Discovering New Plant Species in the Field—and in the Herbarium, Part One
Douglas C. Daly, Ph.D., is the Director of the Institute of Systematic Botany and the B. A. Krukoff Curator of Amazonian Botany at The New York Botanical Garden. Among his research activities, he is a specialist in the Burseraceae (frankincense and myrrh) family of plants.
Plant scientists discover and publish about 1,850 new species each year worldwide. That pace has not changed much since 1970, meaning that, although we have already described about 350,000 plant species, we still have a steep “learning curve” and a very long way to go before we come close to documenting all the world’s species of plants.
In this series of posts, I’ll describe some of the challenges that plant taxonomists face in their quest to discover new species. I’ll also explain why that work is so important in the effort to conserve plant life on Earth, using two recent examples from my own work in the genus Dacryodes, a group of about 60 related species of tropical trees.
People are often surprised to learn that most new species are “discovered” in a herbarium, the repository of preserved plant specimens collected by scientists on field trips.
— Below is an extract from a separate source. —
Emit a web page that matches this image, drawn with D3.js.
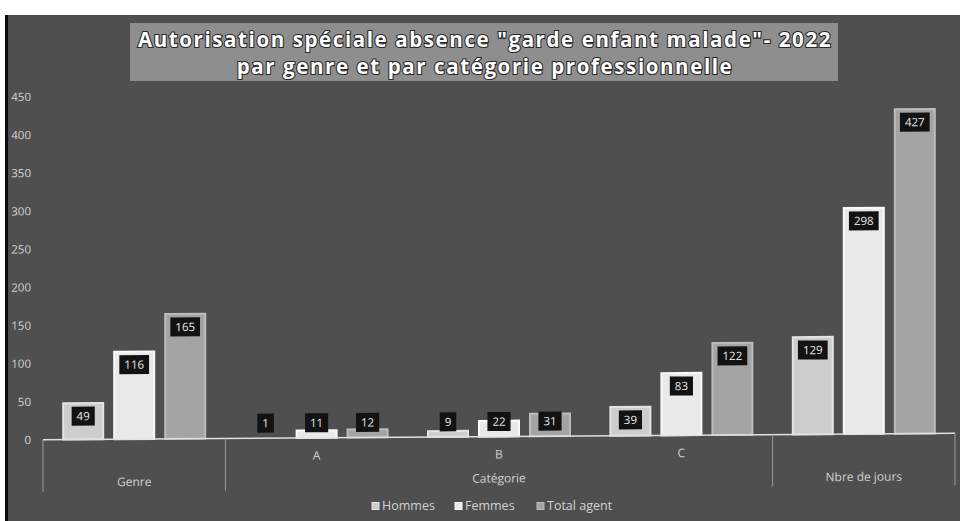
<!DOCTYPE html>
<html>
<head>
<meta charset="utf-8">
<script src="https://cdn.jsdelivr.net/npm/d3@7/dist/d3.min.js"></script>
<style>
  html, body { margin: 0; padding: 0; background: #ffffff; }
  svg { display: block; }
  text { font-family: "Open Sans", "Noto Sans", sans-serif; }
</style>
</head>
<body>
<svg id="chart" width="960" height="521"></svg>
<script>
// Chart data
const groups = ["Genre", "A", "B", "C", "Nbre de jours"];
const groupParent = ["Genre", "Catégorie", "Catégorie", "Catégorie", "Nbre de jours"];
const series = ["Hommes", "Femmes", "Total agent"];
const hommes = [49, 1, 9, 39, 129];
const femmes = [116, 11, 22, 83, 298];
const totalAgent = [165, 12, 31, 122, 427];
const yTicks = [0, 50, 100, 150, 200, 250, 300, 350, 400, 450];
const titleLines = ["Autorisation spéciale absence \"garde enfant malade\"- 2022",
                    "par genre et par catégorie professionnelle"];

const seriesValues = [hommes, femmes, totalAgent];
const fills   = ["#cdcdcd", "#e9e9e9", "#a4a4a4"];
const strokes = ["#e4e4e4", "#fafafa", "#bcbcbc"];

const svg = d3.select("#chart");

// Frame and background
svg.append("rect").attr("x", 6).attr("y", 15).attr("width", 954).attr("height", 506)
  .attr("fill", "#4f4f4f");
svg.append("rect").attr("x", 5).attr("y", 15).attr("width", 3).attr("height", 506)
  .attr("fill", "#0d0d0d");

// Whole plot is slightly tilted, right side higher
const g = svg.append("g").attr("transform", "skewY(-0.4)");

const x0 = d3.scaleBand().domain(groups).range([43, 955]);
const innerW = 144;
const x1 = d3.scaleBand().domain(series)
  .range([(x0.bandwidth() - innerW) / 2, (x0.bandwidth() + innerW) / 2])
  .paddingInner(9 / 51);
const y = d3.scaleLinear().domain([0, 450]).range([440, 97]);

// Value axis labels
const yAxis = d3.axisLeft(y).tickValues(yTicks).tickSize(0).tickPadding(0);
const ya = g.append("g").attr("transform", "translate(31,0)").call(yAxis);
ya.select(".domain").remove();
ya.selectAll("text").attr("fill", "#d4d4d4").attr("font-size", 11.5)
  .attr("font-family", "Open Sans, sans-serif");

// Bars
const rows = groups.map((grp, i) => ({ grp, vals: series.map((s, k) => ({ s, k, v: seriesValues[k][i] })) }));
const gg = g.selectAll(".grp").data(rows).join("g")
  .attr("class", "grp")
  .attr("transform", d => `translate(${x0(d.grp)},0)`);

gg.selectAll("rect.bar").data(d => d.vals).join("rect")
  .attr("class", "bar")
  .attr("x", d => x1(d.s) + 1)
  .attr("width", x1.bandwidth() - 2)
  .attr("y", d => y(d.v) + 1)
  .attr("height", d => Math.max(0, y(0) - y(d.v) - 1))
  .attr("fill", d => fills[d.k])
  .attr("stroke", d => strokes[d.k])
  .attr("stroke-width", 2);

// Value labels in dark boxes
const lab = gg.selectAll("g.lab").data(d => d.vals).join("g")
  .attr("class", "lab")
  .attr("transform", d => `translate(${x1(d.s) + x1.bandwidth() / 2},${Math.min(y(d.v) + 14, y(0) - 15)})`);
lab.append("rect").attr("fill", "#121212");
lab.append("text").text(d => d.v)
  .attr("text-anchor", "middle").attr("dy", "0.36em")
  .attr("fill", "#e8e8e8").attr("font-size", 11.5);
lab.each(function () {
  const t = d3.select(this).select("text").node();
  const w = t.getComputedTextLength() + 10;
  d3.select(this).select("rect").attr("x", -w / 2).attr("y", -9.5).attr("width", w).attr("height", 19);
});

// Category axis (two levels)
const axisCol = "#d2d2d2";
g.append("line").attr("x1", 43).attr("x2", 955).attr("y1", y(0)).attr("y2", y(0))
  .attr("stroke", "#e0e0e0").attr("stroke-width", 1.5);

const parents = [];
groupParent.forEach((p, i) => {
  const last = parents[parents.length - 1];
  if (last && last.name === p) last.end = groups[i];
  else parents.push({ name: p, start: groups[i], end: groups[i] });
});
const bounds = [43];
parents.forEach(p => bounds.push(x0(p.end) + x0.bandwidth()));
g.selectAll("line.sep").data(bounds).join("line").attr("class", "sep")
  .attr("x1", d => d).attr("x2", d => d)
  .attr("y1", y(0)).attr("y2", 492)
  .attr("stroke", "#9a9a9a").attr("stroke-width", 1);

// First level labels (only inside multi-member parents)
g.selectAll("text.lvl1").data(groups.filter((d, i) => groupParent[i] !== d)).join("text")
  .attr("class", "lvl1")
  .attr("x", d => x0(d) + x0.bandwidth() / 2).attr("y", 462)
  .attr("text-anchor", "middle").attr("fill", axisCol).attr("font-size", 12)
  .text(d => d);

// Second level labels
g.selectAll("text.lvl2").data(parents).join("text")
  .attr("class", "lvl2")
  .attr("x", d => (x0(d.start) + x0(d.end) + x0.bandwidth()) / 2)
  .attr("y", d => d.name === d.start ? 487 : 486)
  .attr("text-anchor", "middle").attr("fill", axisCol).attr("font-size", 12)
  .text(d => d.name);

// Legend
const legX = [372, 455, 537];
const leg = svg.selectAll("g.leg").data(series).join("g").attr("class", "leg")
  .attr("transform", (d, i) => `translate(${legX[i]},506)`);
leg.append("rect").attr("x", 0).attr("y", -3.5).attr("width", 7).attr("height", 7)
  .attr("fill", (d, i) => fills[i]).attr("stroke", (d, i) => strokes[i]).attr("stroke-width", 1);
leg.append("text").attr("x", 10).attr("dy", "0.35em")
  .attr("fill", axisCol).attr("font-size", 12.5).text(d => d);

// Title box
const tg = svg.append("g");
tg.append("rect").attr("x", 130).attr("y", 23).attr("width", 708).attr("height", 58)
  .attr("fill", "#8e8e8e");
tg.selectAll("text").data(titleLines).join("text")
  .attr("x", 485).attr("y", (d, i) => 47 + i * 27)
  .attr("text-anchor", "middle")
  .attr("font-family", "Open Sans, sans-serif").attr("font-weight", "bold")
  .attr("font-size", 20.5).attr("letter-spacing", 1.6)
  .attr("fill", "#ffffff").attr("stroke", "#2a2a2a").attr("stroke-width", 2.2)
  .attr("paint-order", "stroke")
  .text(d => d);
</script>
</body>
</html>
Yet that is not surprising if you think of a herbarium as a distillation of the plant life in the regions where scientists have worked. A large herbarium like the NYBG’s William and Lynda Steere Herbarium—which has 7.4 million specimens—represents literally millions of hours of field work and millions of miles flown and hiked and paddled. The results—the specimens—are all under one roof.
There is a shockingly long average lag time of 35 years between the first collection of a new species and its publication, but there are three main reasons for this. Taxonomists almost always need several specimens on which to base the conclusion that something is new and to describe it fully, and finding those specimens takes time. Second, there are simply not enough taxonomists, nor enough hours in a taxonomist’s day, to name the world’s flora in a reasonable period of time.
Finally, the plant scientist who specializes in a given family of plants must cross paths with the specimens of the new species in that family as he or she examines thousands of specimens in dozens of herbaria, often in many countries. We are looking for multiple needles in multiple haystacks.
Perhaps the greatest challenge regarding the knowledge we are able to gain during our studies of plant groups is ensuring that that knowledge contributes to conservation and management of plant resources. Our work in discovering new species is useful only if we make connections with policy-makers and resource managers.